Bunun içindir ki yirmi beş senelik müthiş bir istibdad-ı mutlak içinde Nurlara çalışan Nur talebeleri, iman ve İslâmiyet hizmetinde sarsılmamışlardır. “Zahirde zararlı gibi görünen şeyler, hakikatte nimettir. Zahmette rahmet vardır. İman hizmeti uğrunda başımıza ne gelse hayırdır. Biz başımıza geleceği düşünmekle mükellef değiliz, hizmet-i Kur’aniye ile mükellefiz. Biz, Rabb-i Rahîm’imizin daima inayeti altındayız. Ölsek şehidiz, kalırsak Kur’an’ın hizmetkârıyız. İslâmiyet düşmanları bizi müebbed dünya hapsine de mahkûm etseler bizler yine Risale-i Nur’un hizmetindeyiz.” diye iman etmişler ve fakat sadece imanla kalmamışlar, bilfiil de amel etmişlerdir; meydandadır.

Bu dindar ve vefakâr millet, Bedîüzzaman’ın doğruluk ve büyüklüğünü ve kahramanlığını bilerek ona o derece itimat etmiştir ki onun aleyhinde ne propaganda yapılırsa yapılsın inanmıyorlar. Bedîüzzaman’a yapılan zulüm ve işkenceleri işittikçe, ona karşı kalplerinde daha ziyade bir sevgi ve bağlılık husule gelmektedir. Ve diyorlar ki: “Bedîüzzaman gibi bir din kahramanını ve öyle büyük ve mübarek bir zatı hapislere koymak, onun eserlerinin serbest okunmasına mani olmak, dini Anadolu’dan kaldırmaya çalışmanın ve İslâmiyet’i yıkmaya çabalamanın bir ifadesidir.” diye komünist ve dinsizlerin yaptırdıkları işkence ve zulümlerin düşmanı kesiliyorlar. Bunun için hükûmet, her işten evvel hükûmet aleyhinde çevrilen bu planı akîm bırakmak için Bedîüzzaman’ı tamamen serbest bırakması lâzımdır. Yoksa Bedîüzzaman ezildikçe halk, hükûmet aleyhtarı (Hâşiye) olacaktır. Din, vatan ve milletin selâmeti namına bu hakikati ihbar etmeyi bir vecibe biliyoruz.

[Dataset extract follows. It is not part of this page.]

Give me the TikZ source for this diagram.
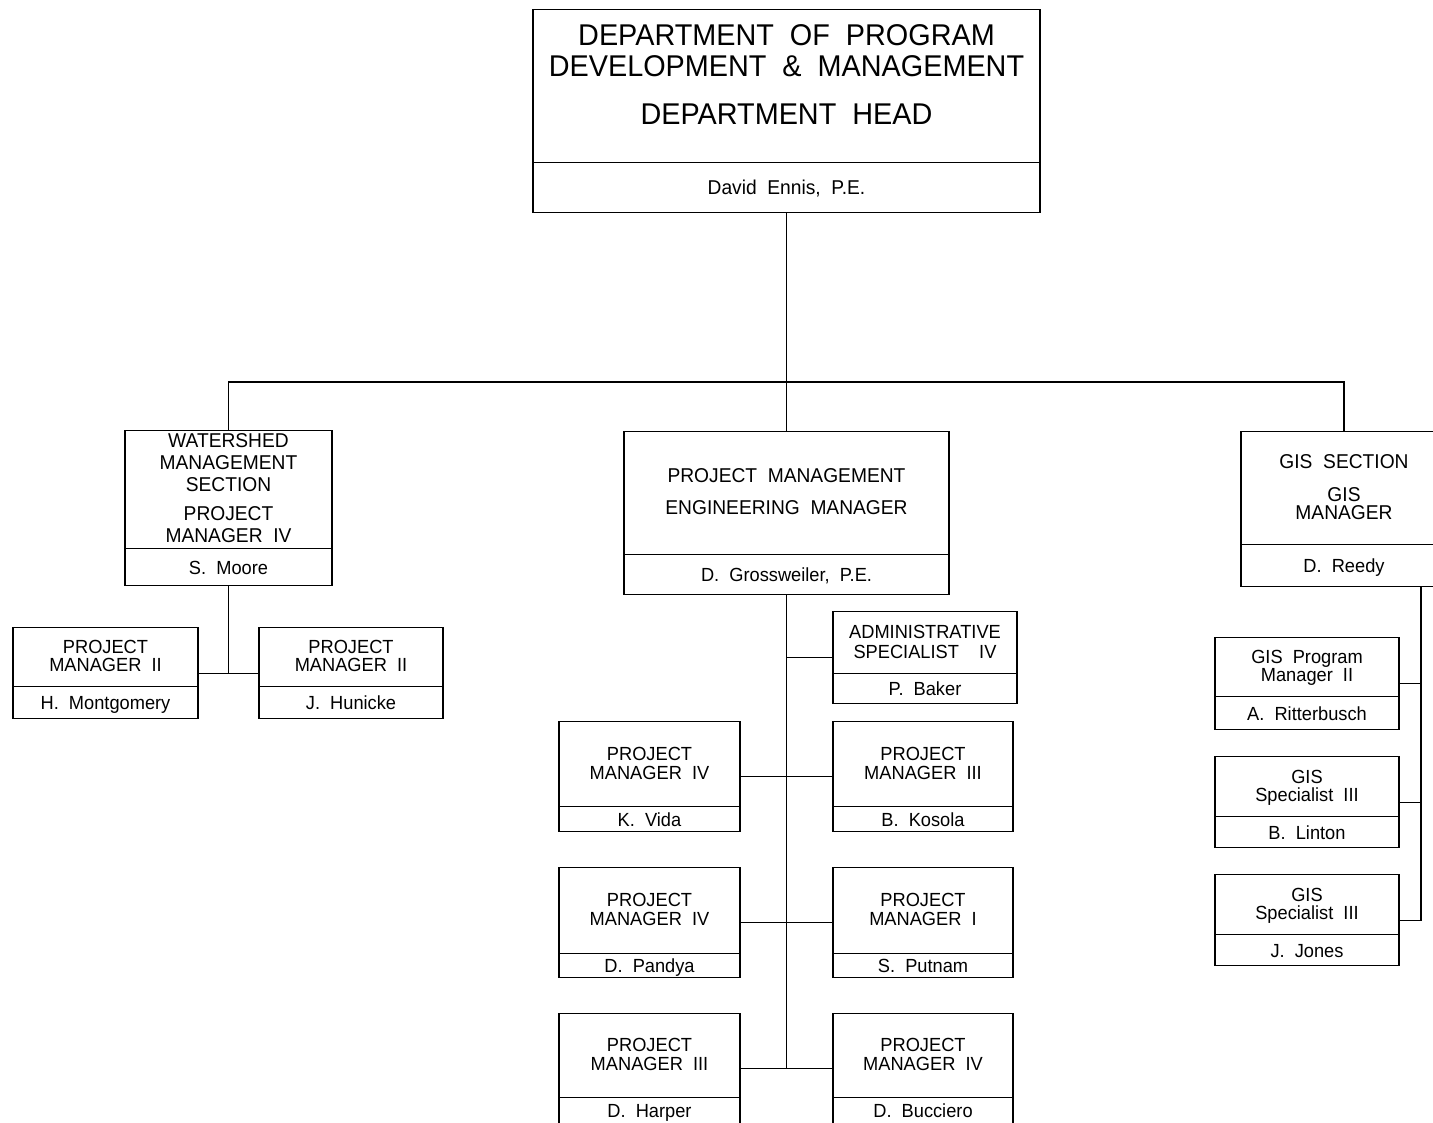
\documentclass[tikz,border=0pt]{standalone}
\usepackage{fontspec}
\setmainfont{Liberation Sans}[FakeStretch=0.96, WordSpace=2]
\usepackage{tikz}
\tikzset{orgframe/.style={rectangle, draw=black, line width=1.3pt, inner sep=0pt},
  titletext/.style={align=center, inner sep=0pt, text depth=0pt, font=\fontsize{19}{19}\selectfont},
  persontext/.style={inner sep=0pt, text height=13.6pt, text depth=0pt, font=\fontsize{19}{19}\selectfont},
  link/.style={draw=black, line width=1.3pt}}
% box with a title part and a name part
\newcommand{\orgbox}[9][]{%
  \pgfmathsetmacro\titleoff{(#6-#7)/2}%
  \pgfmathsetmacro\nameoff{#7/2}%
  \node[orgframe, minimum width=#5, minimum height=#6, anchor=north] (#2) at (#3,#4) {};
  \draw[line width=1.3pt] ([yshift=#7]#2.south west) -- ([yshift=#7]#2.south east);
  \node[persontext] (#2-name) at ([yshift=\nameoff pt]#2.south) {#9};
  \node[titletext, #1] (#2-title) at ([yshift=-\titleoff pt]#2.north) {#8};
}

\begin{document}
\begin{tikzpicture}
        \useasboundingbox (0pt, 0pt) rectangle (1433pt, -1123pt);
        \clip (0pt, 0pt) rectangle (1433pt, -1123pt);
        % Head
        \orgbox[font=\fontsize{30}{31}\selectfont, yshift=10pt]{head}{786.5pt}{-9pt}{507pt}{203pt}{51pt}{DEPARTMENT OF PROGRAM\\DEVELOPMENT \& MANAGEMENT\\[17pt]DEPARTMENT HEAD}{\fontsize{20}{20}\selectfont David Ennis, P.E.}
        % Sections
        \orgbox[font=\fontsize{20}{22}\selectfont]{watershed}{228.5pt}{-430pt}{207pt}{155pt}{38pt}{WATERSHED\\MANAGEMENT\\SECTION\\[7pt]PROJECT\\MANAGER IV}{S. Moore}
        \orgbox[font=\fontsize{20}{20}\selectfont]{pmeng}{786.5pt}{-431pt}{325pt}{163pt}{41pt}{PROJECT MANAGEMENT\\[12pt]ENGINEERING MANAGER}{D. Grossweiler, P.E.}
        \orgbox[font=\fontsize{20}{18}\selectfont]{gissec}{1344pt}{-431pt}{206pt}{155pt}{43pt}{GIS SECTION\\[15pt]GIS\\MANAGER}{D. Reedy}
        % Watershed staff
        \orgbox[font=\fontsize{19}{17.5}\selectfont]{montgomery}{105.5pt}{-627pt}{185pt}{91pt}{33pt}{PROJECT\\MANAGER II}{H. Montgomery}
        \orgbox[font=\fontsize{19}{17.5}\selectfont]{hunicke}{351pt}{-627pt}{184pt}{91pt}{33pt}{PROJECT\\MANAGER II}{J. Hunicke}
        % Project management staff
        \orgbox[font=\fontsize{19}{20}\selectfont]{baker}{925pt}{-611pt}{184pt}{92pt}{31pt}{ADMINISTRATIVE\\SPECIALIST~~IV}{P. Baker}
        \orgbox{vida}{649.5pt}{-721pt}{181pt}{110pt}{26pt}{PROJECT\\MANAGER IV}{K. Vida}
        \orgbox{kosola}{923pt}{-721pt}{180pt}{110pt}{26pt}{PROJECT\\MANAGER III}{B. Kosola}
        \orgbox{pandya}{649.5pt}{-867pt}{181pt}{110pt}{25pt}{PROJECT\\MANAGER IV}{D. Pandya}
        \orgbox{putnam}{923pt}{-867pt}{180pt}{110pt}{25pt}{PROJECT\\MANAGER I}{S. Putnam}
        \orgbox{harper}{649.5pt}{-1013pt}{181pt}{110pt}{27pt}{PROJECT\\MANAGER III}{D. Harper}
        \orgbox{bucciero}{923pt}{-1013pt}{180pt}{110pt}{27pt}{PROJECT\\MANAGER IV}{D. Bucciero}
        % GIS staff
        \orgbox[font=\fontsize{19}{18}\selectfont]{ritterbusch}{1307pt}{-637pt}{184pt}{92pt}{34pt}{GIS Program\\Manager II}{A. Ritterbusch}
        \orgbox[font=\fontsize{19}{18}\selectfont]{linton}{1307pt}{-756pt}{184pt}{91pt}{32pt}{GIS\\Specialist III}{B. Linton}
        \orgbox[font=\fontsize{19}{18}\selectfont]{jones}{1307pt}{-874pt}{184pt}{91pt}{32pt}{GIS\\Specialist III}{J. Jones}
        % Links
        \coordinate (bus) at (786.5pt, -382pt);
        \draw[link] (head.south) -- (bus);
        \draw[link] (watershed.north) |- (bus) -| (gissec.north);
        \draw[link] (bus) -- (pmeng.north);
        \draw[link] (watershed.south) |- (montgomery.east);
        \draw[link] (watershed.south) |- (hunicke.west);
        \draw[link] (pmeng.south) -- (pmeng.south |- harper.east);
        \draw[link] (baker.west) -- (baker.west -| pmeng.south);
        \draw[link] (vida.east) -- (kosola.west);
        \draw[link] (pandya.east) -- (putnam.west);
        \draw[link] (harper.east) -- (bucciero.west);
        \coordinate (gisbus) at ([xshift=77pt]gissec.south);
        \draw[link] (gisbus) |- (jones.east);
        \draw[link] (ritterbusch.east) -- (ritterbusch.east -| gisbus);
        \draw[link] (linton.east) -- (linton.east -| gisbus);
\end{tikzpicture}
\end{document}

Evet Bedîüzzaman, 1944’te Denizli Mahkemesinde beraet ettiği halde, Afyon vilayetine bağlı Emirdağ kazasında ikamete memur ediliyor. Orada kendi âhireti ve Risale-i Nur’la meşgul olurken 1948 senesinde, gizli din düşmanları, yapılan zulümler az geliyormuş

___

Hâşiye: Bu hakikat 1950 seçimlerinde tamamen tahakkuk etmiş; Bedîüzzaman’ı yirmi beş sene bir istibdad-ı mutlak ve eşedd-i zulüm ve müthiş işkenceler içinde bırakan din aleyhtarı eski hükûmet, büyük bir ekseriyet tarafından yıkılmış ve dinimizin üzerindeki zulüm ve istibdadı kaldırmakta olan Demokrat Parti iktidara getirilmiştir.